GIVEN REQUEST:
Repeat the material below word for word and leave out all pictures.

DATA FOR THE TASK:
— begin —

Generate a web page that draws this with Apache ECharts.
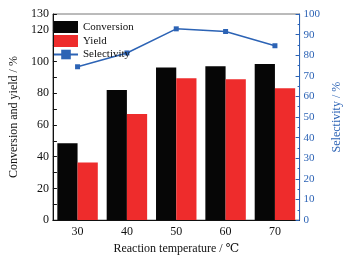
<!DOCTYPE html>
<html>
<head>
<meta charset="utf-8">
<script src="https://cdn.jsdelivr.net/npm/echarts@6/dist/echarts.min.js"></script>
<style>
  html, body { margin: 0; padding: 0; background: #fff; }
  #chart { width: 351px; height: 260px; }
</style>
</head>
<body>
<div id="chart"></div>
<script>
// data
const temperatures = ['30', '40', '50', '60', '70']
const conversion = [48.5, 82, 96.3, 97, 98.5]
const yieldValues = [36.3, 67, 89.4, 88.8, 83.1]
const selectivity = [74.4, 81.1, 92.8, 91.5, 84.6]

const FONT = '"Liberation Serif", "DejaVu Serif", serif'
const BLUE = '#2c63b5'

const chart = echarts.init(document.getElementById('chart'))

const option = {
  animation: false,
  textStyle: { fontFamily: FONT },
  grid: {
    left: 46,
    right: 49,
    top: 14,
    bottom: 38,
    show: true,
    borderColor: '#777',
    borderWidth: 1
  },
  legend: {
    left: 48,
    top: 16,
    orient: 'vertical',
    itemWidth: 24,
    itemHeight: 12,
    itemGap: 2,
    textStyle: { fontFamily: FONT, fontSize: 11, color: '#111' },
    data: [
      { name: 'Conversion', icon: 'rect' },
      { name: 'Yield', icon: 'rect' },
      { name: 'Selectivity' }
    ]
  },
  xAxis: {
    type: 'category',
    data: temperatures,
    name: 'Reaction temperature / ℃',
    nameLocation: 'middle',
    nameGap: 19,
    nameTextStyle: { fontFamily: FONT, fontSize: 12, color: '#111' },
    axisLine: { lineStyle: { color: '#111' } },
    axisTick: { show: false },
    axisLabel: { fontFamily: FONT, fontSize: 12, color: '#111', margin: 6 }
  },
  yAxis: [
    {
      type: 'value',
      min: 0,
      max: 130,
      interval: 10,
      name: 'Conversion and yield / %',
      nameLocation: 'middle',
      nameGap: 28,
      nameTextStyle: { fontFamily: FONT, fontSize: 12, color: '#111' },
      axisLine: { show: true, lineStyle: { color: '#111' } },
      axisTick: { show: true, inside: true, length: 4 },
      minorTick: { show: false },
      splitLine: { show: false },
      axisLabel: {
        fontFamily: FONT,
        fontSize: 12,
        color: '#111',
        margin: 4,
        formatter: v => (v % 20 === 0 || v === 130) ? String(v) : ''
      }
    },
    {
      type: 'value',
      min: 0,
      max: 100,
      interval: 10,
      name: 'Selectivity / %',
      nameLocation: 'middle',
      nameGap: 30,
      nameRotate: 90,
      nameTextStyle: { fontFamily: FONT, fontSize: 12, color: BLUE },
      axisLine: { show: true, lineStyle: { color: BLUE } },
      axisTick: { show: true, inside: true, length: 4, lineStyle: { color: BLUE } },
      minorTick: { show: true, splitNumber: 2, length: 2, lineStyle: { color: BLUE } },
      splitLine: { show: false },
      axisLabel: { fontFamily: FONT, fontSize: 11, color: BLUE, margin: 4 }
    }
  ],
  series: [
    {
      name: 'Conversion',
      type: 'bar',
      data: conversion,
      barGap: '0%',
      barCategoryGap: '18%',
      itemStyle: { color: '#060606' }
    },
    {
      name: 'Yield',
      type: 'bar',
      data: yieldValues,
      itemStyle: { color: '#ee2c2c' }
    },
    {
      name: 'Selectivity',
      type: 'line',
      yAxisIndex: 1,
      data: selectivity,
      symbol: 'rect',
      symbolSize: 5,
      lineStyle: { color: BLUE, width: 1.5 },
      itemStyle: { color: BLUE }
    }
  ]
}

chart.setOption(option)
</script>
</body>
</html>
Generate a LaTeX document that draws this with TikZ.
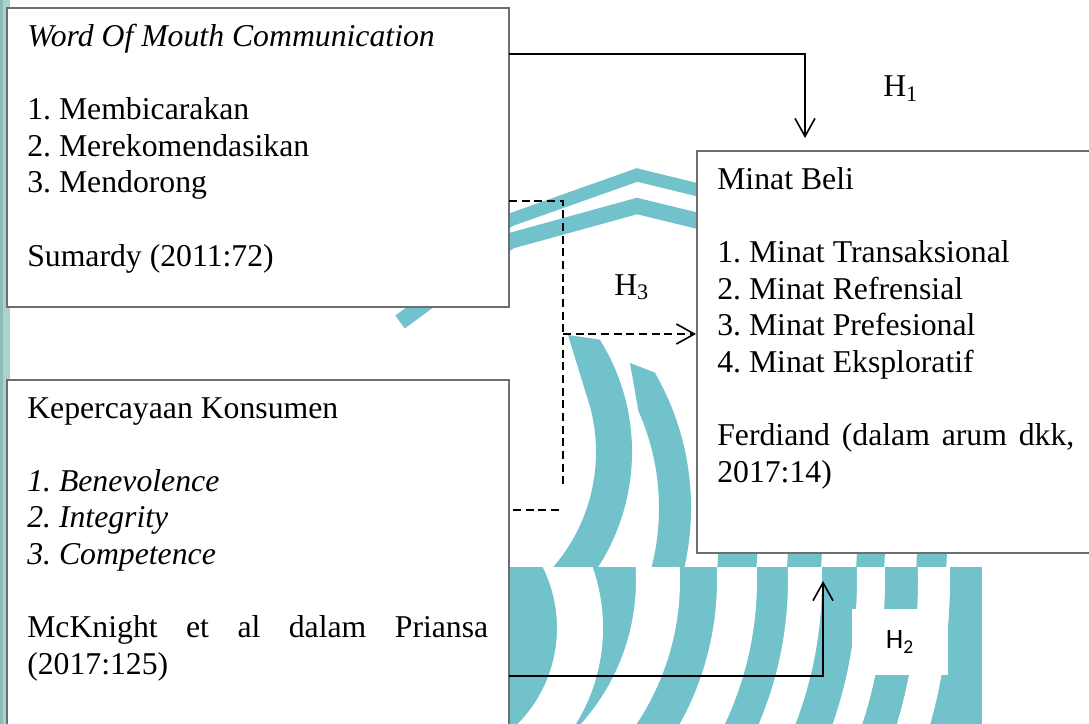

— end —

TASK ANSWER:
Generate a web page that draws this with Apache ECharts.
<!DOCTYPE html>
<html>
<head>
<meta charset="utf-8">
<script src="https://cdn.jsdelivr.net/npm/echarts@6/dist/echarts.min.js"></script>
<style>
  html, body { margin: 0; padding: 0; background: #fff; }
  #chart { width: 351px; height: 260px; }
</style>
</head>
<body>
<div id="chart"></div>
<script>
// data
const temperatures = ['30', '40', '50', '60', '70']
const conversion = [48.5, 82, 96.3, 97, 98.5]
const yieldValues = [36.3, 67, 89.4, 88.8, 83.1]
const selectivity = [74.4, 81.1, 92.8, 91.5, 84.6]

const FONT = '"Liberation Serif", "DejaVu Serif", serif'
const BLUE = '#2c63b5'

const chart = echarts.init(document.getElementById('chart'))

const option = {
  animation: false,
  textStyle: { fontFamily: FONT },
  grid: {
    left: 46,
    right: 49,
    top: 14,
    bottom: 38,
    show: true,
    borderColor: '#777',
    borderWidth: 1
  },
  legend: {
    left: 48,
    top: 16,
    orient: 'vertical',
    itemWidth: 24,
    itemHeight: 12,
    itemGap: 2,
    textStyle: { fontFamily: FONT, fontSize: 11, color: '#111' },
    data: [
      { name: 'Conversion', icon: 'rect' },
      { name: 'Yield', icon: 'rect' },
      { name: 'Selectivity' }
    ]
  },
  xAxis: {
    type: 'category',
    data: temperatures,
    name: 'Reaction temperature / ℃',
    nameLocation: 'middle',
    nameGap: 19,
    nameTextStyle: { fontFamily: FONT, fontSize: 12, color: '#111' },
    axisLine: { lineStyle: { color: '#111' } },
    axisTick: { show: false },
    axisLabel: { fontFamily: FONT, fontSize: 12, color: '#111', margin: 6 }
  },
  yAxis: [
    {
      type: 'value',
      min: 0,
      max: 130,
      interval: 10,
      name: 'Conversion and yield / %',
      nameLocation: 'middle',
      nameGap: 28,
      nameTextStyle: { fontFamily: FONT, fontSize: 12, color: '#111' },
      axisLine: { show: true, lineStyle: { color: '#111' } },
      axisTick: { show: true, inside: true, length: 4 },
      minorTick: { show: false },
      splitLine: { show: false },
      axisLabel: {
        fontFamily: FONT,
        fontSize: 12,
        color: '#111',
        margin: 4,
        formatter: v => (v % 20 === 0 || v === 130) ? String(v) : ''
      }
    },
    {
      type: 'value',
      min: 0,
      max: 100,
      interval: 10,
      name: 'Selectivity / %',
      nameLocation: 'middle',
      nameGap: 30,
      nameRotate: 90,
      nameTextStyle: { fontFamily: FONT, fontSize: 12, color: BLUE },
      axisLine: { show: true, lineStyle: { color: BLUE } },
      axisTick: { show: true, inside: true, length: 4, lineStyle: { color: BLUE } },
      minorTick: { show: true, splitNumber: 2, length: 2, lineStyle: { color: BLUE } },
      splitLine: { show: false },
      axisLabel: { fontFamily: FONT, fontSize: 11, color: BLUE, margin: 4 }
    }
  ],
  series: [
    {
      name: 'Conversion',
      type: 'bar',
      data: conversion,
      barGap: '0%',
      barCategoryGap: '18%',
      itemStyle: { color: '#060606' }
    },
    {
      name: 'Yield',
      type: 'bar',
      data: yieldValues,
      itemStyle: { color: '#ee2c2c' }
    },
    {
      name: 'Selectivity',
      type: 'line',
      yAxisIndex: 1,
      data: selectivity,
      symbol: 'rect',
      symbolSize: 5,
      lineStyle: { color: BLUE, width: 1.5 },
      itemStyle: { color: BLUE }
    }
  ]
}

chart.setOption(option)
</script>
</body>
</html>
Generate a LaTeX document that draws this with TikZ.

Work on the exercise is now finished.